▶ [Description of the task]: From the data that follows, copy every line holding the string "this".

▶ [Task material]:
## begin
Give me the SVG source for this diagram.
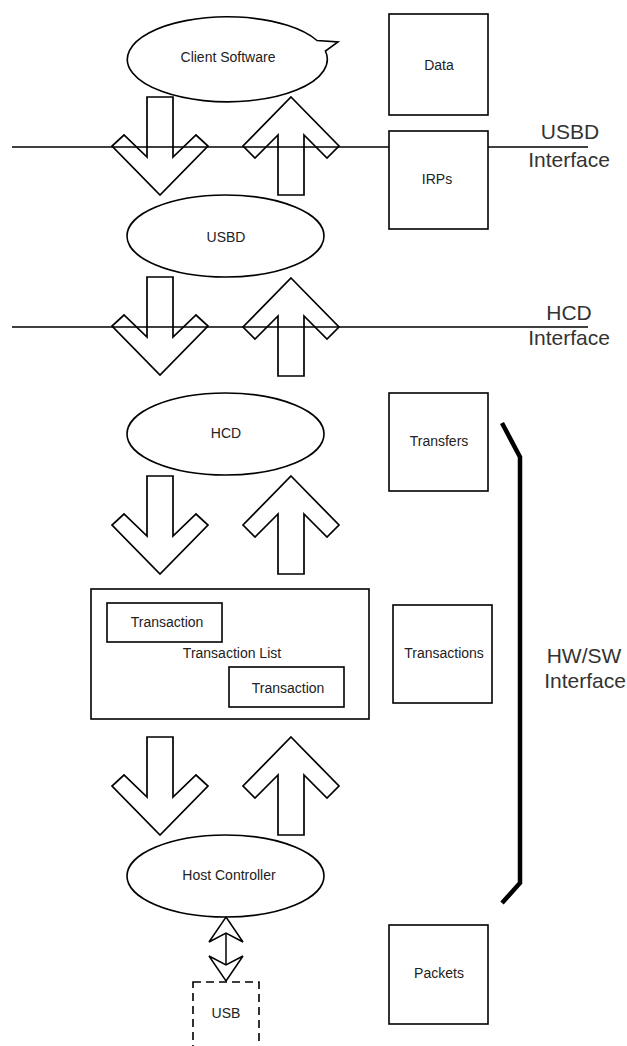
## end
## begin
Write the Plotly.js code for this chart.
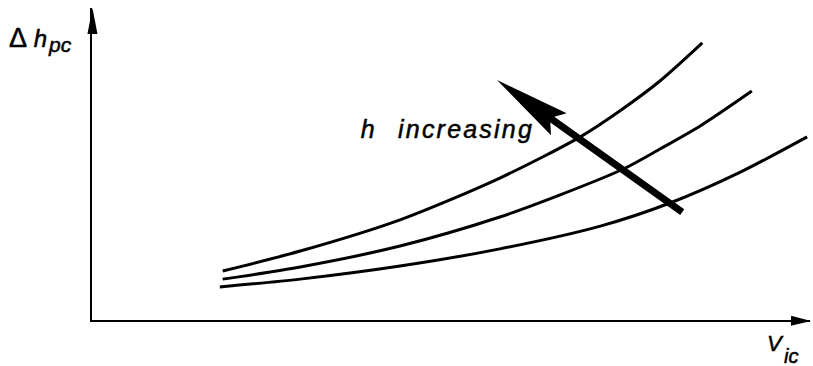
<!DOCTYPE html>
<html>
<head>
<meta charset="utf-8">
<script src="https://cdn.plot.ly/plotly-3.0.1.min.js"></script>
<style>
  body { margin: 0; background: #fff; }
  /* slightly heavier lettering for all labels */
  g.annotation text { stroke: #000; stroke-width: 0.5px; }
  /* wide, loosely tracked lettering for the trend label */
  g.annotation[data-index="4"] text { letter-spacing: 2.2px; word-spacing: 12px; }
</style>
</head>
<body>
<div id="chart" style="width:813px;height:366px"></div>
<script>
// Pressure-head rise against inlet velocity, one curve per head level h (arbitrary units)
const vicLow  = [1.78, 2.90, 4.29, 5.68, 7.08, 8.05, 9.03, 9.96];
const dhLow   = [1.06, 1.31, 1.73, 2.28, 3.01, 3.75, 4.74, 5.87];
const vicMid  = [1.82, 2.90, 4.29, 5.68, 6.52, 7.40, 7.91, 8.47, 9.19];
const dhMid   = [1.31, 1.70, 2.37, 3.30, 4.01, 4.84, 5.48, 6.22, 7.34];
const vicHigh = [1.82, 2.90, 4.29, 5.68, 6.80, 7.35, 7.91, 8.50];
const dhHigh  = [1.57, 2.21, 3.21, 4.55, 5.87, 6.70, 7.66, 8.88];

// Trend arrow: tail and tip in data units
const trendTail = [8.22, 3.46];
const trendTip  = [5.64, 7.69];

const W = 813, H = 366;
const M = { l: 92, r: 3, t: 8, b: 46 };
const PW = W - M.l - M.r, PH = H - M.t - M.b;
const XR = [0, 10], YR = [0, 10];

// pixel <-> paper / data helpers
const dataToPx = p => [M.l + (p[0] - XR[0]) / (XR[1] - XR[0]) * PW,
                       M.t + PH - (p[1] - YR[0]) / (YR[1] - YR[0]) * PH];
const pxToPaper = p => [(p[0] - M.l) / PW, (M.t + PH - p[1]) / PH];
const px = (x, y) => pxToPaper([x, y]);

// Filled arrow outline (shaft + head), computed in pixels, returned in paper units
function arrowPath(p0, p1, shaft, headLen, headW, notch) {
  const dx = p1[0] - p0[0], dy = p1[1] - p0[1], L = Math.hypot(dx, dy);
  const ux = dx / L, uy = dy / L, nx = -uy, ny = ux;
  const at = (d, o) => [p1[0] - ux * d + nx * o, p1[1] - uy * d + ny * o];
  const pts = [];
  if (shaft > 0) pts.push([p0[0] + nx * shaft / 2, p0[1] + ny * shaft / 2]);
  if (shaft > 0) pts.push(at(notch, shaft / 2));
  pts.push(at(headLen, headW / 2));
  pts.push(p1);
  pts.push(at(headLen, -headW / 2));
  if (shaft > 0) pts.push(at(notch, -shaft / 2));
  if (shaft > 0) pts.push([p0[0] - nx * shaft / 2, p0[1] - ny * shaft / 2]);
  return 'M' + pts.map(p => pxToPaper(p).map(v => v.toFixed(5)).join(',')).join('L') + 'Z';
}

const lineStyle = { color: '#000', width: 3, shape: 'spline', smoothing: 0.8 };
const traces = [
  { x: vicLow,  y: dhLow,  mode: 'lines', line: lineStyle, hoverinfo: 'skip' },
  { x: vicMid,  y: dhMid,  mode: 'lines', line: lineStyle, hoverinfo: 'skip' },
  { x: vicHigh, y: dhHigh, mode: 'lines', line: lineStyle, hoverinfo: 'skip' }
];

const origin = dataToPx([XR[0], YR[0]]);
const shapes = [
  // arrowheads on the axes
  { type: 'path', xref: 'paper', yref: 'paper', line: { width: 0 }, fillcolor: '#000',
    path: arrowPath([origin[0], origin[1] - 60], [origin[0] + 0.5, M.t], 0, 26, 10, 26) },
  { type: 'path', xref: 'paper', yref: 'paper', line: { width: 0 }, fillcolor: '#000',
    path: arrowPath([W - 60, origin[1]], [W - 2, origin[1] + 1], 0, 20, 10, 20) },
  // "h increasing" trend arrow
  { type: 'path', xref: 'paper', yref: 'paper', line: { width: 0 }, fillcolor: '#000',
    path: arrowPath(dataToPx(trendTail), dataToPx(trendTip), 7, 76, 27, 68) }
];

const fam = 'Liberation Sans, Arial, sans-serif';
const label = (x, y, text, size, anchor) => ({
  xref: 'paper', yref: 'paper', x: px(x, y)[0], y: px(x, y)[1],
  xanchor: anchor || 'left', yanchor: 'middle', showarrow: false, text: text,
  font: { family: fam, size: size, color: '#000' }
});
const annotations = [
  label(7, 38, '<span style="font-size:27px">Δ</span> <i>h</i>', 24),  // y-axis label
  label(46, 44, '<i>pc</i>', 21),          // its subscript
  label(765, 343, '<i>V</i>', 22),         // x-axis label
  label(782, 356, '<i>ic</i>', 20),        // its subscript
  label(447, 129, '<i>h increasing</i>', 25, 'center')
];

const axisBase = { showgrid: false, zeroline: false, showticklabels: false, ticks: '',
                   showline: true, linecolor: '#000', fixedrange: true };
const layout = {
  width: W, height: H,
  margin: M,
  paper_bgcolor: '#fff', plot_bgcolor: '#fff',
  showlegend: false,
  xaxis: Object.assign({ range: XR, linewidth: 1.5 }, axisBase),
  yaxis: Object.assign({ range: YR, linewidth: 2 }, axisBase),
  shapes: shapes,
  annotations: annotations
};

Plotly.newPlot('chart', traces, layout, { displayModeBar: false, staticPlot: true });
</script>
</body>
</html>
## end
▶ [Response to the task]:
Give me the SVG source for this diagram.
Write the Plotly.js code for this chart.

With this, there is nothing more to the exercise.